セリフに合わせて音量調節される音楽

 

音楽演出によっては、
映像作品の中で
セリフに合わせて音楽の音量調節がされる場合もあります。
種類としては大きく次の2パターンです。
①セリフが入ってきたタイミングで音楽の音量を機械的に下げる
②セリフが入ってきたタイミングで ”音楽自体” を変化させてセリフを邪魔しないようにする

②は、「フィルムスコア(リング)」のように
映像が出来上がった後に音楽を作曲する場合ならではの音楽演出です。

例えば、
小津安二郎監督作品「東京暮色」(1957年)
のラスト20分くらいのシーンでは、
セリフが入る箇所で音楽の音量を下げるという演出が
ポストプロダクション処理ではなく ”音楽として” とられていました。
(ポストプロダクションでも補佐的に若干音量を下げているかもしれませんが…。

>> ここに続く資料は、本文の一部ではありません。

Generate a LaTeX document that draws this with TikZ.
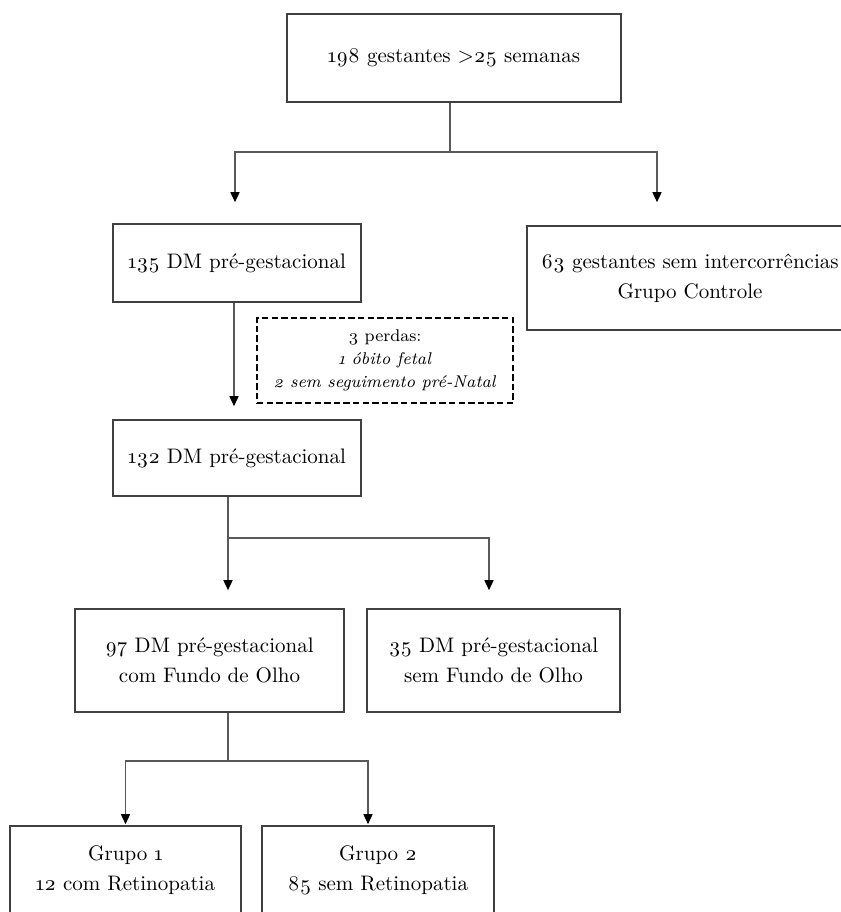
\documentclass[tikz,border=0pt]{standalone}
\usepackage{fontspec}
\setmainfont{Latin Modern Roman}[Numbers=OldStyle]
\usepackage{tikz}
\usetikzlibrary{arrows.meta, positioning, calc}

\tikzset{
	box/.style={draw=black!75, line width=0.8pt, align=center, inner sep=0pt,
		font=\fontsize{10.5}{15}\selectfont},
	lossbox/.style={draw=black, line width=1.3pt, dash pattern=on 3.2pt off 1.6pt,
		align=center, inner sep=0pt, font=\fontsize{8.5}{11.5}\selectfont},
	conn/.style={draw=black!65, line width=0.75pt},
	arr/.style={conn, -{Triangle[length=5pt, width=4.5pt, color=black]}},
}

\begin{document}
\begin{tikzpicture}[x=0.5pt, y=-0.5pt]
			
			\useasboundingbox (0,0) rectangle (841,912);
			
			% ---------- Top ----------
			\node[box, minimum width=167pt, minimum height=44pt] (total) at (454,58) {198 gestantes >25 semanas};
			\coordinate (fork1) at (450,152);
			
			% ---------- First split ----------
			\node[box, minimum width=124pt, minimum height=39pt] (dm135) at (237,263) {135 DM pré-gestacional};
			\node[box, minimum width=163pt, minimum height=52pt] (controle) at (690,278) {63 gestantes sem intercorrências\\Grupo Controle};
			
			\draw[conn] (total.south -| fork1) -- (fork1);
			\draw[arr, shorten >=10.5pt] (fork1) -| ([xshift=-1pt]dm135.north);
			\draw[arr, shorten >=11.5pt] (fork1) -| ([xshift=-16.5pt]controle.north);
			
			% ---------- Losses ----------
			\node[lossbox, minimum width=128pt, minimum height=42.5pt] (perdas) at (385,360.5) {3 perdas:\\\textit{1 óbito fetal}\\\textit{2 sem seguimento pré-Natal}};
			\node[box, minimum width=124pt, minimum height=38pt] (dm132) at (237,458) {132 DM pré-gestacional};
			
			\draw[arr, shorten >=6.5pt] ([xshift=-1.5pt]dm135.south) -- ([xshift=-1.5pt]dm132.north);
			
			% ---------- Fundo de Olho ----------
			\coordinate (fork2) at (228,538);
			\node[box, minimum width=134.5pt, minimum height=51.5pt] (comfo) at (209.5,660.5) {97 DM pré-gestacional\\com Fundo de Olho};
			\node[box, minimum width=126.5pt, minimum height=51.5pt] (semfo) at (493.5,660.5) {35 DM pré-gestacional\\sem Fundo de Olho};
			
			\draw[conn] (dm132.south -| fork2) -- (fork2);
			\draw[arr, shorten >=9pt] (fork2) -- (fork2 |- comfo.north);
			\draw[arr, shorten >=9pt] (fork2) -| ([xshift=-2.25pt]semfo.north);
			
			% ---------- Grupos ----------
			\coordinate (fork3) at (228,761);
			\node[box, minimum width=115.5pt, minimum height=44pt] (grupo1) at (125.5,870) {Grupo 1\\12 com Retinopatia};
			\node[box, minimum width=116pt, minimum height=44pt] (grupo2) at (378,870) {Grupo 2\\85 sem Retinopatia};
			
			\draw[conn] (comfo.south -| fork3) -- (fork3);
			\draw[arr, shorten >=0.5pt] (fork3) -| (grupo1.north);
			\draw[arr, shorten >=0.5pt] (fork3) -| ([xshift=-5pt]grupo2.north);
			
		\end{tikzpicture}
\end{document}
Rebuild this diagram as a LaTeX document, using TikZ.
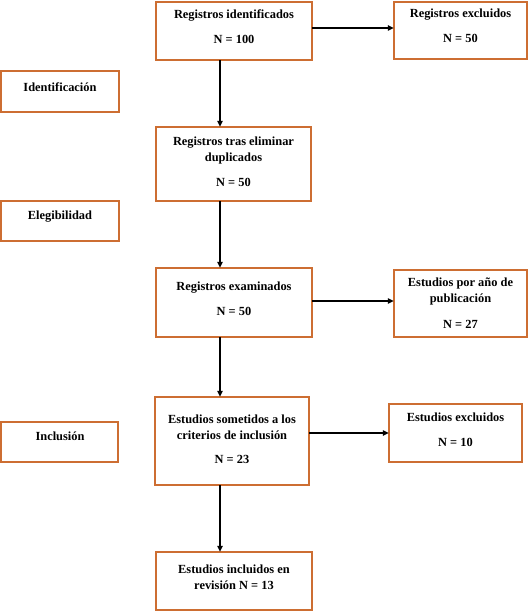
\documentclass[tikz,border=0pt]{standalone}
\usepackage{fontspec}
\setmainfont{Liberation Serif}
\usetikzlibrary{arrows.meta}
\definecolor{boxor}{RGB}{205,110,50}
\tikzset{
  box/.style={draw=boxor, line width=1.8pt, fill=white, inner sep=0pt},
  txt/.style={font=\fontsize{12.4}{16}\selectfont\bfseries, align=center, inner sep=0pt},
  arr/.style={draw=black, line width=1.4pt, -{Triangle[length=6pt,width=5.5pt]}}
}
\newcommand{\mkbox}[5]{% name, x1, y1, x2, y2
  \path[box] (#2,#3) rectangle (#4,#5);
  \node[inner sep=0pt, minimum width=#4pt-#2pt, minimum height=#5pt-#3pt] (#1) at ({(#2+#4)/2},{(#3+#5)/2}) {};}
\begin{document}
\begin{tikzpicture}[x=1pt,y=-1pt]
\useasboundingbox (0,0) rectangle (529,612);
\mkbox{b1}{156}{2}{312}{60}
\mkbox{ex1}{394}{2}{527}{59}
\mkbox{id}{1}{71}{119}{112}
\mkbox{b2}{156}{127}{311}{201}
\mkbox{el}{1}{201}{119}{241}
\mkbox{b3}{156}{268}{312}{337}
\mkbox{ey}{394}{270}{527}{337}
\mkbox{b4}{155}{397}{309}{485}
\mkbox{inc}{1}{422}{118}{462}
\mkbox{ee}{389}{404}{522}{462}
\mkbox{b5}{156}{552}{312}{610}

\node[txt] at (234,26.5) {Registros identificados\\[9pt]N = 100};
\node[txt] at (460.5,26) {Registros excluidos\\[9pt]N = 50};
\node[txt] at (60,87) {Identificación};
\node[txt] at (233.5,161.5) {Registros tras eliminar\\duplicados\\[9pt]N = 50};
\node[txt] at (60,217) {Elegibilidad};
\node[txt] at (234,298.5) {Registros examinados\\[9pt]N = 50};
\node[txt] at (460.5,303.5) {Estudios por año de\\publicación\\[10pt]N = 27};
\node[txt] at (232,439.5) {Estudios sometidos a los\\criterios de inclusión\\[8pt]N = 23};
\node[txt] at (60,436) {Inclusión};
\node[txt] at (455.5,429.5) {Estudios excluidos\\[9pt]N = 10};
\node[txt] at (234,577.5) {Estudios incluidos en\\revisión N = 13};

\coordinate (ax) at (220,0);
\draw[arr] (b1.south -| ax) -- (b2.north -| ax);
\draw[arr] (b2.south -| ax) -- (b3.north -| ax);
\draw[arr] (b3.south -| ax) -- (b4.north -| ax);
\draw[arr] (b4.south -| ax) -- (b5.north -| ax);
\draw[arr] ([yshift=3pt]b1.east) -- ([yshift=3pt]b1.east -| ex1.west);
\draw[arr] ([yshift=1.5pt]b3.east) -- ([yshift=1.5pt]b3.east -| ey.west);
\draw[arr] (b4.east |- ee.west) -- (ee.west);
\end{tikzpicture}
\end{document}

)
つまり、②です。
それまでは弦楽器が歌い上げる曲想でしたが、
セリフに合わせて
ポツポツとした音が中心の「薄いオーケストレーション」に変化。
その結果、
セリフがより聴こえやすい状態を “音楽として” 作り上げられています。

ミッキーマウシング」ほど極端ではありませんが、
映像に音楽が従属している一つの例となっています。